In reality we are simply on one end of a spectrum with no top and no bottom. Living things on one end, in-animate things on the other. Like any spectrum, there is no ‘good’ or ‘bad’ side, no ‘important, and ‘unimportant’. There are simply two extremes of a single quality.
Don’t get me wrong, I am not trying to minimize the importance of life. I simply make this argument so that for those trying to understanding my view point, all things might be considered equal, regardless of their position on this spectrum.
The Lives of Things
I am a person who very easily personifies inanimate objects. I like to characterize inanimate objects as having personalities, thoughts, and lives. I know, logically, that objects do not, in fact, have these things. But there is some instinct in me that keeps me from believing that there isn’t at least something there. If an object can make me feel, remember, influence my life in meaningful ways, it must itself have meaning.
If consciousness is a light, even if objects are not themselves lights, they still define the shape of the light.
Instead, I believe that objects, while not having consciousness in any sense of the word, have some sort of equivalent that conscious beings like ourselves are simply incapable of comprehending in our limited experience of reality. I believe that the existence of an object has purpose, meaning, and is deserving of respect and honor. I believe there is more to every single thing that exists than we are capable of understanding.
It is this way of thinking that makes me value objects, and consequently personify them. The only way I have, as a conscious being, of communicating my value of the existence of objects is to imbue them with qualities that we, as humans, find valuable. Qualities like personalities, thoughts, and lives. I pretend objects have these qualities, because I have no way to comprehend, let alone communicate, the equivalents in their existence. It is only through personification that I am able to frame my interactions with objects in a way that feels as though it values their existence. This is what feels most ‘right’ to me.
The Material World
I would say that the religion that most closely resembles my own belief system is Buddhism. However, because of my belief in the importance of objects, I have always had difficulty with the necessity of ridding one’s self of worldly possessions, or detachment from the material world.
Some of these objects I see as my friends. We have history, we share memories. We have lived lives together and share secrets. How can I be expected to abandon friends? How can I show my respect for my belongings if I throw them away? It feels wrong, it feels disrespectful. For everything that an object has done for me, and meant to me, it feels important to honor it with a place in my home.
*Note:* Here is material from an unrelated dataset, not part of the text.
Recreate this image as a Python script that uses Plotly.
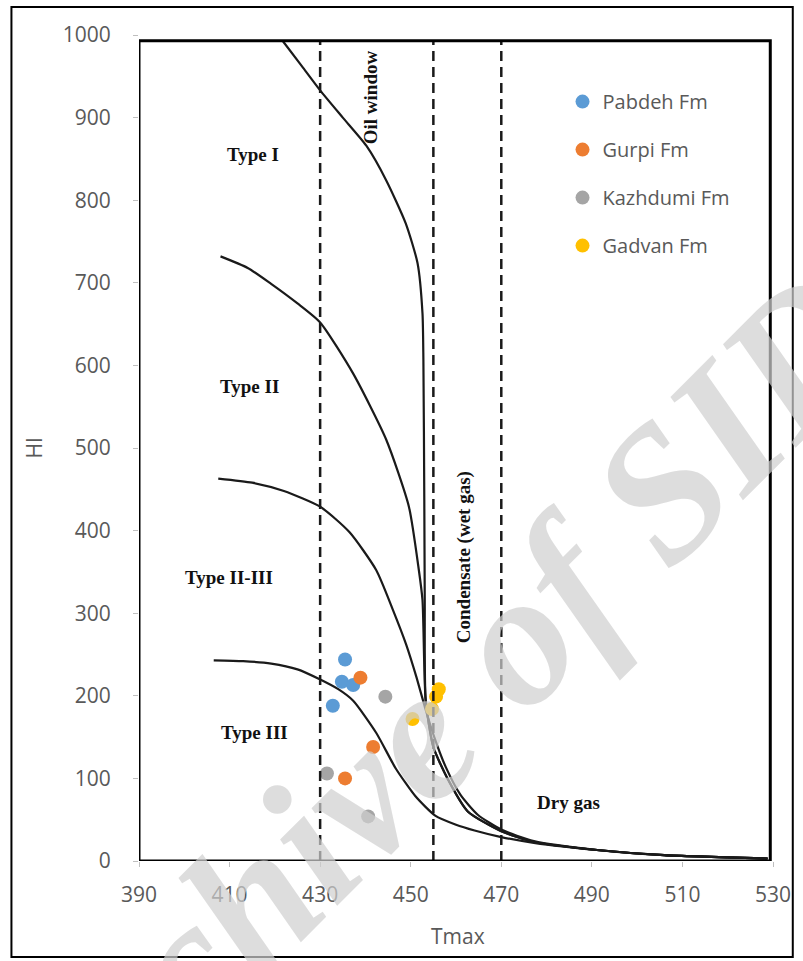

I feel that there is some middle ground, because while I cannot shake my belief in the importance of objects, I also believe in the purity and virtue of a life lived free of possessions. I have, with difficulty, started to reconcile my belief with that of the Buddhist teaching. It is not yet to a point where I feel I can frame it into words, but I do not feel that there needs to be a contradiction between the two ideals. As I grow, I will continue to meditate on it.